Nor is Bristol alone (or a pioneer) in such an offer. There are similar programmes at high-tariff institutions such as Leeds, Liverpool, Sheffield and Durham as well as traditional adult educational providers such as Birkbeck and many post-1992 institutions. There are also other forms of provision, which Augar ignores. The Open University offers a shorter ‘Access’ programme of 30 credits, which is free for the majority of learners.
I support wholeheartedly Augar’s desire to shore up Access to HE provision. My career has been shaped by teaching on an Access course in Liverpool in 2002/3. Access courses are one of the most radical interventions in widening participation in recent decades and they offer a more favourable funding package. Students can access an Advanced Learner Loan to meet tuition costs, and on successful completion of a subsequent HE course, are eligible to have their outstanding loan balance written off.

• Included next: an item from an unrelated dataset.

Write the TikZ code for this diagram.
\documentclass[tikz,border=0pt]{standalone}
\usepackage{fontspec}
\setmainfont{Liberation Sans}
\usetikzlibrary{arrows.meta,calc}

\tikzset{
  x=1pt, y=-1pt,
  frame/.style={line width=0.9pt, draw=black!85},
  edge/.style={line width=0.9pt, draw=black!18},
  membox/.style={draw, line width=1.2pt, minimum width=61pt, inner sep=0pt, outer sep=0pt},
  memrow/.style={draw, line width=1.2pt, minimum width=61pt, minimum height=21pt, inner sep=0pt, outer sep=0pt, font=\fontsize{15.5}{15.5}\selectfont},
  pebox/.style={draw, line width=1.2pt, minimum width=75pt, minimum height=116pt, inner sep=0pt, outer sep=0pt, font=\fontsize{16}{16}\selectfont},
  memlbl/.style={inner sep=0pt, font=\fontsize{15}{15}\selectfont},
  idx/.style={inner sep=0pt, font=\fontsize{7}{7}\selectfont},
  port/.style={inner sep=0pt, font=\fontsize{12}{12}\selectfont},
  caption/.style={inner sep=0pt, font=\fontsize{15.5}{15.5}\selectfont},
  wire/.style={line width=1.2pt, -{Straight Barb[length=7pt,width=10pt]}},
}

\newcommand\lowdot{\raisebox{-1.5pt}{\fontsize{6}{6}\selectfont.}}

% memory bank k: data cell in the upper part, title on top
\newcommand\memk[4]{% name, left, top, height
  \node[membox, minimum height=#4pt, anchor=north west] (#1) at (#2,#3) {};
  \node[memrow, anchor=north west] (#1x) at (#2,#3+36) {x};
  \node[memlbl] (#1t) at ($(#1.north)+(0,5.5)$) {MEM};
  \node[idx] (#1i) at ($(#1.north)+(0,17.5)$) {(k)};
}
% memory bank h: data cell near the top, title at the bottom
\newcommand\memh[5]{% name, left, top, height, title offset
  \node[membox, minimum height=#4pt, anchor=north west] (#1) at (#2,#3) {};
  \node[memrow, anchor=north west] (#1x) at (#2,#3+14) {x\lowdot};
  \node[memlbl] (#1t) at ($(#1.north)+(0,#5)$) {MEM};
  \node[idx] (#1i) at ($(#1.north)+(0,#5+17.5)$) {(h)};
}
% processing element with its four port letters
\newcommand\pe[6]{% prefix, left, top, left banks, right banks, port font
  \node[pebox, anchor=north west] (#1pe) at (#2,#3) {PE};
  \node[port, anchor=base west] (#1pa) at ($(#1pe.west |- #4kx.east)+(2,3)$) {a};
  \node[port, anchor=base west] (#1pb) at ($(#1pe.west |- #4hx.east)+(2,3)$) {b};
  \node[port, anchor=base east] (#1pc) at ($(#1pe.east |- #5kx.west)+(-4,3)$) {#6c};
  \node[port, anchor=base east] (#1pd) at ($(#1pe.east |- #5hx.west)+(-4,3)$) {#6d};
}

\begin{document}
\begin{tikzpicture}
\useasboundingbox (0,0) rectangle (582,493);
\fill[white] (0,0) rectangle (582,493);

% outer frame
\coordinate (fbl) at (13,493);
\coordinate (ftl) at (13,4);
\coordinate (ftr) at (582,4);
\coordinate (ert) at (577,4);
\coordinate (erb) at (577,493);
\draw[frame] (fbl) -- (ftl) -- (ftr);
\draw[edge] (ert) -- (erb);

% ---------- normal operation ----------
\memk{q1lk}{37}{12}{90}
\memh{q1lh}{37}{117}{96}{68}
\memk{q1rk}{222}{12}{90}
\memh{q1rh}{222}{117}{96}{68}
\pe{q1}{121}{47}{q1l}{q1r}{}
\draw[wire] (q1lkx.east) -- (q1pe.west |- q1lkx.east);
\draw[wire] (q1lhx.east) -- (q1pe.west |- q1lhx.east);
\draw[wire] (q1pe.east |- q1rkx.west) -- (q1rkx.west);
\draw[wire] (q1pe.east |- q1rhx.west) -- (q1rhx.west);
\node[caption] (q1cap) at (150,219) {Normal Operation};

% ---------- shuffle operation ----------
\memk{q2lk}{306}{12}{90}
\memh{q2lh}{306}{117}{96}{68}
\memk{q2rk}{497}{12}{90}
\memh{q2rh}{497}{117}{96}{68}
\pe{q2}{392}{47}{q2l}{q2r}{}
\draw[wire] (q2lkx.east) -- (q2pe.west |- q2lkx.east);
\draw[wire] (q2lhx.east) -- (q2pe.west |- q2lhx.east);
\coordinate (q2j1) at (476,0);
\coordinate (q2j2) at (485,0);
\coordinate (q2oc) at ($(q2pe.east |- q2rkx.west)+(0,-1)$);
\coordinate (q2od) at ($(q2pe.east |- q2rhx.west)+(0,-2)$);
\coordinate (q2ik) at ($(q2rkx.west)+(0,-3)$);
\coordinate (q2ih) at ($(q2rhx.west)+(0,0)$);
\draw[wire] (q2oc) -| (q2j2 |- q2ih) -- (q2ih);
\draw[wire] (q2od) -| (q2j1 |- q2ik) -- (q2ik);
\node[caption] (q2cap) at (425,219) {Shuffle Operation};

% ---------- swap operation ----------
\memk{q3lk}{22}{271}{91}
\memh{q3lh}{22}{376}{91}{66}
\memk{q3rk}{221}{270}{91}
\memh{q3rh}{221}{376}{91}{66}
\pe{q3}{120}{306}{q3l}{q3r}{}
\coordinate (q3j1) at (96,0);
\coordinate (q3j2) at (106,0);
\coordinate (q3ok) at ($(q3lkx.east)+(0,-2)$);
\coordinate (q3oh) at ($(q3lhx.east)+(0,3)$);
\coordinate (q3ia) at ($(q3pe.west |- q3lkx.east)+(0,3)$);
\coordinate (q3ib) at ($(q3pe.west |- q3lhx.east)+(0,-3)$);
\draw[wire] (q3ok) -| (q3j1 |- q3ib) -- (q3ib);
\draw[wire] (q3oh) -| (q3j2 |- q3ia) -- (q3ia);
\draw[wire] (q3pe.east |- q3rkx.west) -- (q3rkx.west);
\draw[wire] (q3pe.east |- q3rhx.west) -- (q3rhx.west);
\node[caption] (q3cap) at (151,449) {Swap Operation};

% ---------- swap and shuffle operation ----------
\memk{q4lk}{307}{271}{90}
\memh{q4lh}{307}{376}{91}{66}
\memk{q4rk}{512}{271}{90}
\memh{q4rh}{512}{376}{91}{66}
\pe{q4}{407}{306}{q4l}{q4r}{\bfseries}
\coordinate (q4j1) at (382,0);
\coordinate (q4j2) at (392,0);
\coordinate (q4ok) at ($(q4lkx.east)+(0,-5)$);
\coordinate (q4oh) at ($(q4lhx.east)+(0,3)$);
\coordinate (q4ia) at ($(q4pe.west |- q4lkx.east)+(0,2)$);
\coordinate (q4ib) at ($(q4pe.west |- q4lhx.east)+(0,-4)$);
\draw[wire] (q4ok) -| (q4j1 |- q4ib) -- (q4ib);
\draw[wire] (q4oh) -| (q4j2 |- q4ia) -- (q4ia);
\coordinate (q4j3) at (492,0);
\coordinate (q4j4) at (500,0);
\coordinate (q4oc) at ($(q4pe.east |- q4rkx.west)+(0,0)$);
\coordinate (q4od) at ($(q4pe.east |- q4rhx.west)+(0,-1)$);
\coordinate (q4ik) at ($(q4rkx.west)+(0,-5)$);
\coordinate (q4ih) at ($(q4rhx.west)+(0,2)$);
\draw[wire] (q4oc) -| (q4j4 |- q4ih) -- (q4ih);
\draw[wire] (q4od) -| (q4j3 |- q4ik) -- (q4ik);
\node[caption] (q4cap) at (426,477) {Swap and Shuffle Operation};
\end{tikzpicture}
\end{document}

But there are advantages to the foundation year model too. A year of this kind allows students to adapt to the institutional culture and curricula at a particular university. Mature students often feel that they ‘lack’ something compared to those who have followed a conventional route, but these years give them confidence and resilience on their subsequent degree. The Office for Students report, on which Augar relies, notes a higher progression and retention rates for foundation years compared to Access qualifications.
These programmes can also effect significant culture change within universities, bringing a variety of perspectives into the classroom and better preparing academics to meet a diverse range of students. It’s also worth noting that many universities (including Bristol) offer a lower fee, to mitigate the additional debt that students are taking on.

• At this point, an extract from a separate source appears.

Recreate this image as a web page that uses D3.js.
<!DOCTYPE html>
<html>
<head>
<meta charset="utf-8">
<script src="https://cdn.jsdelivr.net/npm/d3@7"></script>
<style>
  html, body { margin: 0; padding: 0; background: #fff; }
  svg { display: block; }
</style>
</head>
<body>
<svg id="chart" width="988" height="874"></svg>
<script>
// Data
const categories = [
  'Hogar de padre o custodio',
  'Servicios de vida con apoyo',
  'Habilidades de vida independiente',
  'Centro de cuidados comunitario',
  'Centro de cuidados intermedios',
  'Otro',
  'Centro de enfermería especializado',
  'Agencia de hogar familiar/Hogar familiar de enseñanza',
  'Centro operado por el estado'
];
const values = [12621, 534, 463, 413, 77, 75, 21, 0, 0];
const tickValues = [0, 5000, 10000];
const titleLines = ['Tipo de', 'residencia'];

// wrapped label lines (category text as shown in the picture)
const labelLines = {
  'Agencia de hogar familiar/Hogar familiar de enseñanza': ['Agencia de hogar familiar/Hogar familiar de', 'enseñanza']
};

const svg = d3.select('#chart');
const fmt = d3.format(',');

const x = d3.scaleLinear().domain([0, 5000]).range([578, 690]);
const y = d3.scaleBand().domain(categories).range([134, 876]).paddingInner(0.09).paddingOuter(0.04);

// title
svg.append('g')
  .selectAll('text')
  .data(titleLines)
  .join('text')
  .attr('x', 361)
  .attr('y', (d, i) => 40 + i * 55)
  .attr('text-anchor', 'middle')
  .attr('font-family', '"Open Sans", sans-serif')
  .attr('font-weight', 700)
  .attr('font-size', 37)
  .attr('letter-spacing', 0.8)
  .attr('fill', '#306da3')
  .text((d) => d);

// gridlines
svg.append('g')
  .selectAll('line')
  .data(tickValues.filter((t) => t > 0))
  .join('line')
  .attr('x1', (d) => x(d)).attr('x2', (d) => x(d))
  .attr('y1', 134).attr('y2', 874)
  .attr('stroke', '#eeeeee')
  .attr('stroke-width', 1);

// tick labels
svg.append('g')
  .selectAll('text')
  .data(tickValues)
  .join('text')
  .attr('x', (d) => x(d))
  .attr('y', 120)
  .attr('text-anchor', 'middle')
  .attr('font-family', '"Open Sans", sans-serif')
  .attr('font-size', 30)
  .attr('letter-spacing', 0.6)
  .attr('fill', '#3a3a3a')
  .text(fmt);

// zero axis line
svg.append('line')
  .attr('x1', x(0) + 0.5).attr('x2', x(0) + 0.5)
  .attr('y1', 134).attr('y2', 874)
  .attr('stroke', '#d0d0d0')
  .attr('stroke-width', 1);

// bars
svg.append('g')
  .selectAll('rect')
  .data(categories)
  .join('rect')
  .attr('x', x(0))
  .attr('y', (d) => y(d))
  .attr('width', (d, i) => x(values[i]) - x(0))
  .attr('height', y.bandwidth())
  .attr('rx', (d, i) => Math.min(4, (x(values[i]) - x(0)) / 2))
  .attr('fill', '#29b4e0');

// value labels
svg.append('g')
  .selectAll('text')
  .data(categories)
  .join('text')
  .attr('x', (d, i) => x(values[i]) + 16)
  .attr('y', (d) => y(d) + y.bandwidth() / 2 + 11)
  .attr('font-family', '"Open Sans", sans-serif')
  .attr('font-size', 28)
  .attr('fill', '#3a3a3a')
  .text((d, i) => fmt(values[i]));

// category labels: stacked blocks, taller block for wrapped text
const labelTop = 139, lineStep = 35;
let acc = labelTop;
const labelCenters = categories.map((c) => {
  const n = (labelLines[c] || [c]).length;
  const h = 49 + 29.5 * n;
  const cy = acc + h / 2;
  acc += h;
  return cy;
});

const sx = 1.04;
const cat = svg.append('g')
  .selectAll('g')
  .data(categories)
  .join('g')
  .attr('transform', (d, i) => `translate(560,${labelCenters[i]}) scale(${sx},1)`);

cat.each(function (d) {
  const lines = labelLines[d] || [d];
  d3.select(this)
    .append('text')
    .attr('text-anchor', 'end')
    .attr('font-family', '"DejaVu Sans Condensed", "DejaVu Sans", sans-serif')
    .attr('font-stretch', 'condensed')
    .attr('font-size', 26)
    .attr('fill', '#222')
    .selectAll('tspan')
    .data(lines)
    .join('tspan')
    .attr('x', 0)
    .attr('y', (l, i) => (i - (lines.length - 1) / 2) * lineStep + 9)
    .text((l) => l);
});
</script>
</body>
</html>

The law of unintended consequences usually applies when it comes to funding for lifelong learning programmes. When funding was withdrawn for students pursuing an equivalent or lower-level qualification (ELQs) than one they already held, in 2007, it was designed to increase the range of students pursuing a first degree. Instead, it decimated lifelong learning departments in universities.

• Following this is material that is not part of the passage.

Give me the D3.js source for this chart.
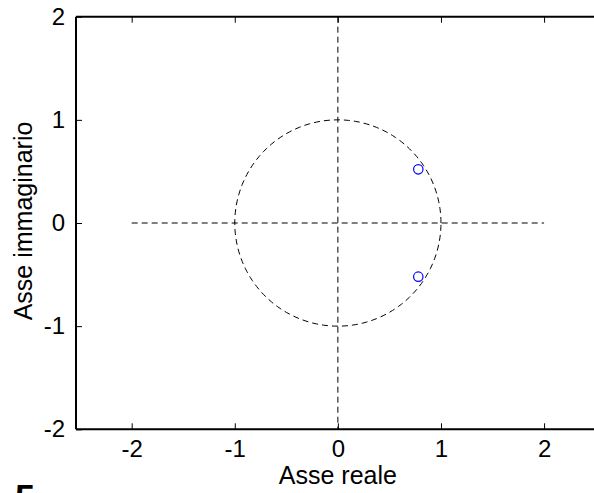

Similarly, the 2012 funding changes brought part-time students into the fees and loans system for the first time, which was intended to produce greater equality between different modes of study. But the changes were disastrous. There are 60 per cent fewer part-time students in universities than there were in 2010.
I fear the recommendations on foundation years in Augar are a similar case. There is a risk that foundation year provision could be decimated, with no guarantee of more Access qualifications to compensate – and thus fewer places for adult learners overall. This could have uneven results across the country – with serious consequences, as these students are much less likely to be geographically mobile. There is also a risk of reinforcing the perception that universities are for young people and that adult education should be left solely to further education providers, which would undermine work in both sectors to widen access.
2019 is the one hundredth anniversary of the Ministry of Reconstruction’s Final Report on Adult Education, which initiated a ‘golden era’ in which adult education thrived across sectors. Universities played a significant role as ‘responsible bodies’ providing adult education in their region. There is widespread recognition today (including in Augar) that universities need to re-think their civic role. The UPP commission on this issue specifically encouraged more adult education courses.
If Augar’s aspirations in lifelong learning are to be implemented, then a holistic review of Access and foundation year provision is needed: to map ‘cold’ spots, ensure viable funding for both routes and set some expectations for which students are recruited to foundation years.
Augar is right to call for everyone to have the opportunity to be educated post-18. Access to HE courses and foundation years are both vital pieces of the jigsaw for achieving this aim. If the spirit of Augar lives on in future policy, we shouldn’t be choosing between them.